This again?
Insurgents report a split with Al Qaeda in Iraq
BAGHDAD -- Insurgent leaders and Sunni Arab politicians say divisions between insurgent groups and Al Qaeda in Iraq have widened and have led to combat in some areas of the country, a schism that U.S. officials hope to exploit.
...U.S. Ambassador Zalmay Khalilzad, on his last day in Iraq, said Monday that American officials were actively pursuing negotiations with the Sunni factions in an effort to further isolate Al Qaeda.
"Iraqis are uniting against Al Qaeda," Khalilzad said. "Coalition commanders have been able to engage some insurgents to explore ways to collaborate in fighting the terrorists." ...
That's from today's L.A. Times. And I guess we're supposed to believe that we really, really have a chance for a breakthrough this time -- just as we were supposed to believe that when we read:
'Enemy on Enemy' Fire Signals Split Among Insurgents in Iraq (New York Times, June 22, 2005)
Internal Violence Splits Iraqi Insurgents (NewsMax, November 12, 2005)
U.S. Trying to Widen Iraqi Rebel Split with Al Qaeda (New York Times, January 8, 2006)
Iraqi Sunni Leader Turns His Guns on Foreign Insurgents (Telegraph, April 16, 2006)
Time to Focus on Iraq Insurgency Split: Observer (Australian Broadcasting Corporation interview with Christopher Hitchens June 9, 2006)
Well, the L.A. Times says it's real this time, but here was Reuters a few days agos:
Most insurgent groups and their tribal supporters in Iraq's restive Anbar province have refused to join a U.S.-backed alliance to fight al Qaeda which is viewed as a ploy to weaken the rebels, a tribal leader said on Friday.
Sheikh Majeed al-Gaood, a leader of the powerful Dulaimi tribe, said the latest American strategy in Anbar, the deadliest part of Iraq for U.S. forces, was to sow divisions among rebels waging a four-year-old insurgency.
"By pitting groups fighting the occupation against each other they think they can finally control Anbar, but it is still in open revolt against the Americans and their agents.

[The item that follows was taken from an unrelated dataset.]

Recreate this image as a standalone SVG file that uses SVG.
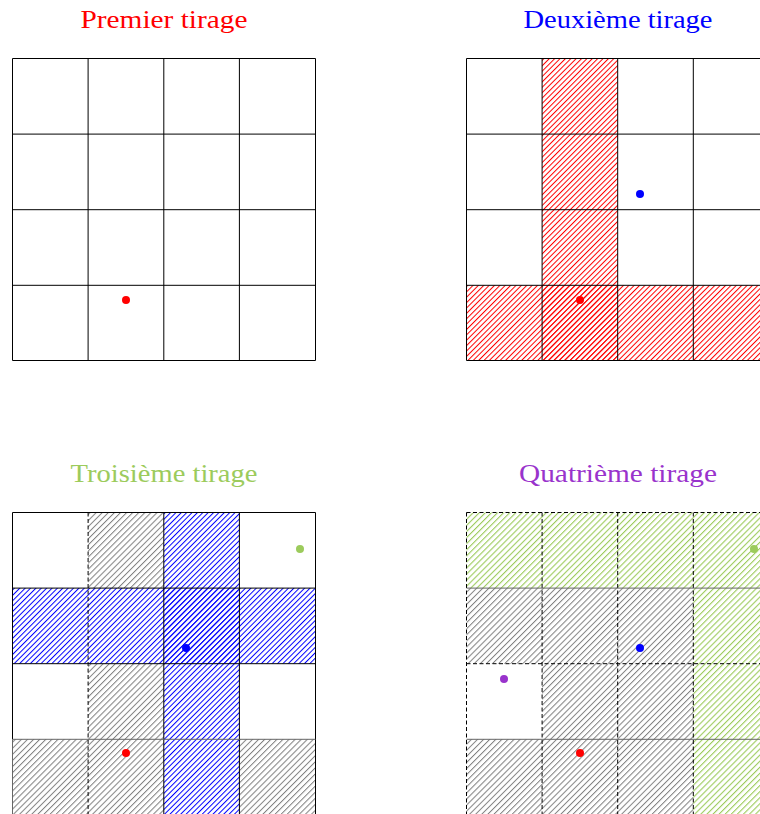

Its people know the occupation targets everyone," Gaood told Reuters after arriving from Ramadi, the capital of Anbar....
Gaood has ties with the former regime's army generals and officers who form the backbone of the Sunni insurgency. He denied any mainstream nationalist insurgent groups were in talks with the authorities to halt attacks....
Wake me when the exploitation of this real or alleged rift actually bears fruit.